-- start --

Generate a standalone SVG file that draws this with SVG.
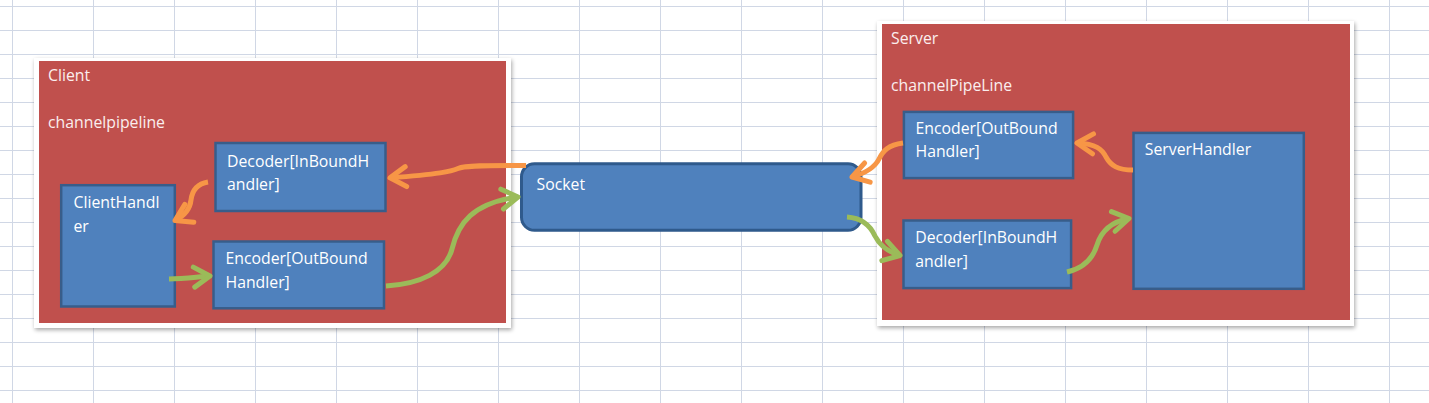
<svg xmlns="http://www.w3.org/2000/svg" width="1429" height="403" viewBox="0 0 1429 403">
<style>
.grid line{stroke:#d0d7e5;stroke-width:1}
.frame{fill:#ffffff}
.container{fill:#c0504d}
.box{fill:#4f81bd;stroke:#385d8a;stroke-width:2.5}
.sock{fill:#4f81bd;stroke:#2f5a8c;stroke-width:3}
text{font-family:"Open Sans","Noto Sans","Liberation Sans",sans-serif;font-size:15.8px;fill:#ffffff}
.lbl{fill:#fbeeee}
.o{fill:none;stroke:#f79646;stroke-width:5;stroke-linecap:butt}
.g{fill:none;stroke:#9bbb59;stroke-width:5;stroke-linecap:butt}
</style>
<defs>
<filter id="sh" x="-5%" y="-5%" width="110%" height="115%">
<feGaussianBlur in="SourceAlpha" stdDeviation="2"/>
<feOffset dx="1" dy="2" result="b"/>
<feComponentTransfer><feFuncA type="linear" slope="0.35"/></feComponentTransfer>
<feMerge><feMergeNode/><feMergeNode in="SourceGraphic"/></feMerge>
</filter>
<marker id="ao" markerUnits="userSpaceOnUse" markerWidth="40" markerHeight="40" viewBox="-20 -20 40 40" refX="0" refY="0" orient="auto" overflow="visible">
<path d="M-16,-10 L0,0 L-16,10" fill="none" stroke="#f79646" stroke-width="5" stroke-linecap="round" stroke-linejoin="round"/>
</marker>
<marker id="ag" markerUnits="userSpaceOnUse" markerWidth="40" markerHeight="40" viewBox="-20 -20 40 40" refX="0" refY="0" orient="auto" overflow="visible">
<path d="M-16,-10 L0,0 L-16,10" fill="none" stroke="#9bbb59" stroke-width="5" stroke-linecap="round" stroke-linejoin="round"/>
</marker>
</defs>
<rect x="0" y="0" width="1429" height="403" fill="#ffffff"/>
<g class="grid">
<line x1="12.5" y1="0" x2="12.5" y2="403"/><line x1="93.5" y1="0" x2="93.5" y2="403"/><line x1="174.5" y1="0" x2="174.5" y2="403"/><line x1="255.5" y1="0" x2="255.5" y2="403"/><line x1="336.5" y1="0" x2="336.5" y2="403"/><line x1="417.5" y1="0" x2="417.5" y2="403"/><line x1="498.5" y1="0" x2="498.5" y2="403"/><line x1="579.5" y1="0" x2="579.5" y2="403"/><line x1="660.5" y1="0" x2="660.5" y2="403"/><line x1="741.5" y1="0" x2="741.5" y2="403"/><line x1="822.5" y1="0" x2="822.5" y2="403"/><line x1="903.5" y1="0" x2="903.5" y2="403"/><line x1="984.5" y1="0" x2="984.5" y2="403"/><line x1="1065.5" y1="0" x2="1065.5" y2="403"/><line x1="1146.5" y1="0" x2="1146.5" y2="403"/><line x1="1227.5" y1="0" x2="1227.5" y2="403"/><line x1="1308.5" y1="0" x2="1308.5" y2="403"/><line x1="1389.5" y1="0" x2="1389.5" y2="403"/>
<line x1="0" y1="6.5" x2="1429" y2="6.5"/><line x1="0" y1="30.5" x2="1429" y2="30.5"/><line x1="0" y1="54.5" x2="1429" y2="54.5"/><line x1="0" y1="78.5" x2="1429" y2="78.5"/><line x1="0" y1="102.5" x2="1429" y2="102.5"/><line x1="0" y1="126.5" x2="1429" y2="126.5"/><line x1="0" y1="150.5" x2="1429" y2="150.5"/><line x1="0" y1="174.5" x2="1429" y2="174.5"/><line x1="0" y1="198.5" x2="1429" y2="198.5"/><line x1="0" y1="222.5" x2="1429" y2="222.5"/><line x1="0" y1="246.5" x2="1429" y2="246.5"/><line x1="0" y1="270.5" x2="1429" y2="270.5"/><line x1="0" y1="294.5" x2="1429" y2="294.5"/><line x1="0" y1="318.5" x2="1429" y2="318.5"/><line x1="0" y1="342.5" x2="1429" y2="342.5"/><line x1="0" y1="366.5" x2="1429" y2="366.5"/><line x1="0" y1="390.5" x2="1429" y2="390.5"/>
</g>
<g id="client">
<rect class="frame" x="34" y="58" width="477" height="270" filter="url(#sh)"/>
<rect class="container" x="39" y="61" width="467" height="262"/>
<text class="lbl" x="48" y="80.5">Client</text>
<text class="lbl" x="48" y="128">channelpipeline</text>
</g>
<g id="server">
<rect class="frame" x="877" y="21" width="477" height="305" filter="url(#sh)"/>
<rect class="container" x="882" y="24" width="468" height="296"/>
<text class="lbl" x="891" y="44.3">Server</text>
<text class="lbl" x="891" y="91">channelPipeLine</text>
</g>
<g id="client-decoder">
<rect class="box" x="215.5" y="143" width="170" height="68"/>
<text x="227" y="166.7">Decoder[InBoundH</text>
<text x="227" y="190">andler]</text>
</g>
<g id="client-handler">
<rect class="box" x="61.2" y="185.2" width="113.6" height="121.3"/>
<text x="73.5" y="208.3">ClientHandl</text>
<text x="73.5" y="232">er</text>
</g>
<g id="client-encoder">
<rect class="box" x="213.5" y="241.5" width="170.5" height="66.8"/>
<text x="225.5" y="264">Encoder[OutBound</text>
<text x="225.5" y="288.3">Handler]</text>
</g>
<g id="socket">
<rect class="sock" x="521.5" y="163.8" width="339.5" height="66.5" rx="13" ry="13"/>
<text x="536.5" y="190">Socket</text>
</g>
<g id="server-encoder">
<rect class="box" x="903.9" y="111.9" width="169.2" height="66.2"/>
<text x="915.5" y="134">Encoder[OutBound</text>
<text x="915.5" y="157.3">Handler]</text>
</g>
<g id="server-decoder">
<rect class="box" x="903.5" y="220.5" width="167.6" height="67.6"/>
<text x="915.2" y="243.3">Decoder[InBoundH</text>
<text x="915.2" y="267.3">andler]</text>
</g>
<g id="server-handler">
<rect class="box" x="1133.5" y="132.9" width="170.3" height="155.9"/>
<text x="1144.8" y="155">ServerHandler</text>
</g>
<g id="connectors">
<path class="o" d="M526,165.5 C495,165.5 466,165 458,168.5 C451,171.5 440,174 390,177.8" marker-end="url(#ao)"/>
<path class="o" d="M208,182 C196,184 192,192 191,200 C190,210 184,216 175,220.5" marker-end="url(#ao)"/>
<path class="g" d="M169,279 C185,278.5 196,277 210,276" marker-end="url(#ag)"/>
<path class="g" d="M386,286 C420,284 446,272 452,249 C458,224 472,203 518,197" marker-end="url(#ag)"/>
<path class="o" d="M903,143 C888,145 883,151 879,159 C875,167 866,173 852,177" marker-end="url(#ao)"/>
<path class="o" d="M1133,170 C1118,170 1111,166 1106,157 C1102,149 1096,144 1077,143" marker-end="url(#ao)"/>
<path class="g" d="M847,217 C862,218 870,225 875,236 C880,246 888,252 900,255.5" marker-end="url(#ag)"/>
<path class="g" d="M1067,272 C1085,268 1093,258 1097,245 C1101,232 1110,222 1129,218.5" marker-end="url(#ag)"/>
</g>
</svg>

-- end --

:: Work to complete ::
From start to finish, output the listing exactly, but omit its pictures.

:: Completed exercise ::
Generate a standalone SVG file that draws this with SVG.
<svg xmlns="http://www.w3.org/2000/svg" width="1429" height="403" viewBox="0 0 1429 403">
<style>
.grid line{stroke:#d0d7e5;stroke-width:1}
.frame{fill:#ffffff}
.container{fill:#c0504d}
.box{fill:#4f81bd;stroke:#385d8a;stroke-width:2.5}
.sock{fill:#4f81bd;stroke:#2f5a8c;stroke-width:3}
text{font-family:"Open Sans","Noto Sans","Liberation Sans",sans-serif;font-size:15.8px;fill:#ffffff}
.lbl{fill:#fbeeee}
.o{fill:none;stroke:#f79646;stroke-width:5;stroke-linecap:butt}
.g{fill:none;stroke:#9bbb59;stroke-width:5;stroke-linecap:butt}
</style>
<defs>
<filter id="sh" x="-5%" y="-5%" width="110%" height="115%">
<feGaussianBlur in="SourceAlpha" stdDeviation="2"/>
<feOffset dx="1" dy="2" result="b"/>
<feComponentTransfer><feFuncA type="linear" slope="0.35"/></feComponentTransfer>
<feMerge><feMergeNode/><feMergeNode in="SourceGraphic"/></feMerge>
</filter>
<marker id="ao" markerUnits="userSpaceOnUse" markerWidth="40" markerHeight="40" viewBox="-20 -20 40 40" refX="0" refY="0" orient="auto" overflow="visible">
<path d="M-16,-10 L0,0 L-16,10" fill="none" stroke="#f79646" stroke-width="5" stroke-linecap="round" stroke-linejoin="round"/>
</marker>
<marker id="ag" markerUnits="userSpaceOnUse" markerWidth="40" markerHeight="40" viewBox="-20 -20 40 40" refX="0" refY="0" orient="auto" overflow="visible">
<path d="M-16,-10 L0,0 L-16,10" fill="none" stroke="#9bbb59" stroke-width="5" stroke-linecap="round" stroke-linejoin="round"/>
</marker>
</defs>
<rect x="0" y="0" width="1429" height="403" fill="#ffffff"/>
<g class="grid">
<line x1="12.5" y1="0" x2="12.5" y2="403"/><line x1="93.5" y1="0" x2="93.5" y2="403"/><line x1="174.5" y1="0" x2="174.5" y2="403"/><line x1="255.5" y1="0" x2="255.5" y2="403"/><line x1="336.5" y1="0" x2="336.5" y2="403"/><line x1="417.5" y1="0" x2="417.5" y2="403"/><line x1="498.5" y1="0" x2="498.5" y2="403"/><line x1="579.5" y1="0" x2="579.5" y2="403"/><line x1="660.5" y1="0" x2="660.5" y2="403"/><line x1="741.5" y1="0" x2="741.5" y2="403"/><line x1="822.5" y1="0" x2="822.5" y2="403"/><line x1="903.5" y1="0" x2="903.5" y2="403"/><line x1="984.5" y1="0" x2="984.5" y2="403"/><line x1="1065.5" y1="0" x2="1065.5" y2="403"/><line x1="1146.5" y1="0" x2="1146.5" y2="403"/><line x1="1227.5" y1="0" x2="1227.5" y2="403"/><line x1="1308.5" y1="0" x2="1308.5" y2="403"/><line x1="1389.5" y1="0" x2="1389.5" y2="403"/>
<line x1="0" y1="6.5" x2="1429" y2="6.5"/><line x1="0" y1="30.5" x2="1429" y2="30.5"/><line x1="0" y1="54.5" x2="1429" y2="54.5"/><line x1="0" y1="78.5" x2="1429" y2="78.5"/><line x1="0" y1="102.5" x2="1429" y2="102.5"/><line x1="0" y1="126.5" x2="1429" y2="126.5"/><line x1="0" y1="150.5" x2="1429" y2="150.5"/><line x1="0" y1="174.5" x2="1429" y2="174.5"/><line x1="0" y1="198.5" x2="1429" y2="198.5"/><line x1="0" y1="222.5" x2="1429" y2="222.5"/><line x1="0" y1="246.5" x2="1429" y2="246.5"/><line x1="0" y1="270.5" x2="1429" y2="270.5"/><line x1="0" y1="294.5" x2="1429" y2="294.5"/><line x1="0" y1="318.5" x2="1429" y2="318.5"/><line x1="0" y1="342.5" x2="1429" y2="342.5"/><line x1="0" y1="366.5" x2="1429" y2="366.5"/><line x1="0" y1="390.5" x2="1429" y2="390.5"/>
</g>
<g id="client">
<rect class="frame" x="34" y="58" width="477" height="270" filter="url(#sh)"/>
<rect class="container" x="39" y="61" width="467" height="262"/>
<text class="lbl" x="48" y="80.5">Client</text>
<text class="lbl" x="48" y="128">channelpipeline</text>
</g>
<g id="server">
<rect class="frame" x="877" y="21" width="477" height="305" filter="url(#sh)"/>
<rect class="container" x="882" y="24" width="468" height="296"/>
<text class="lbl" x="891" y="44.3">Server</text>
<text class="lbl" x="891" y="91">channelPipeLine</text>
</g>
<g id="client-decoder">
<rect class="box" x="215.5" y="143" width="170" height="68"/>
<text x="227" y="166.7">Decoder[InBoundH</text>
<text x="227" y="190">andler]</text>
</g>
<g id="client-handler">
<rect class="box" x="61.2" y="185.2" width="113.6" height="121.3"/>
<text x="73.5" y="208.3">ClientHandl</text>
<text x="73.5" y="232">er</text>
</g>
<g id="client-encoder">
<rect class="box" x="213.5" y="241.5" width="170.5" height="66.8"/>
<text x="225.5" y="264">Encoder[OutBound</text>
<text x="225.5" y="288.3">Handler]</text>
</g>
<g id="socket">
<rect class="sock" x="521.5" y="163.8" width="339.5" height="66.5" rx="13" ry="13"/>
<text x="536.5" y="190">Socket</text>
</g>
<g id="server-encoder">
<rect class="box" x="903.9" y="111.9" width="169.2" height="66.2"/>
<text x="915.5" y="134">Encoder[OutBound</text>
<text x="915.5" y="157.3">Handler]</text>
</g>
<g id="server-decoder">
<rect class="box" x="903.5" y="220.5" width="167.6" height="67.6"/>
<text x="915.2" y="243.3">Decoder[InBoundH</text>
<text x="915.2" y="267.3">andler]</text>
</g>
<g id="server-handler">
<rect class="box" x="1133.5" y="132.9" width="170.3" height="155.9"/>
<text x="1144.8" y="155">ServerHandler</text>
</g>
<g id="connectors">
<path class="o" d="M526,165.5 C495,165.5 466,165 458,168.5 C451,171.5 440,174 390,177.8" marker-end="url(#ao)"/>
<path class="o" d="M208,182 C196,184 192,192 191,200 C190,210 184,216 175,220.5" marker-end="url(#ao)"/>
<path class="g" d="M169,279 C185,278.5 196,277 210,276" marker-end="url(#ag)"/>
<path class="g" d="M386,286 C420,284 446,272 452,249 C458,224 472,203 518,197" marker-end="url(#ag)"/>
<path class="o" d="M903,143 C888,145 883,151 879,159 C875,167 866,173 852,177" marker-end="url(#ao)"/>
<path class="o" d="M1133,170 C1118,170 1111,166 1106,157 C1102,149 1096,144 1077,143" marker-end="url(#ao)"/>
<path class="g" d="M847,217 C862,218 870,225 875,236 C880,246 888,252 900,255.5" marker-end="url(#ag)"/>
<path class="g" d="M1067,272 C1085,268 1093,258 1097,245 C1101,232 1110,222 1129,218.5" marker-end="url(#ag)"/>
</g>
</svg>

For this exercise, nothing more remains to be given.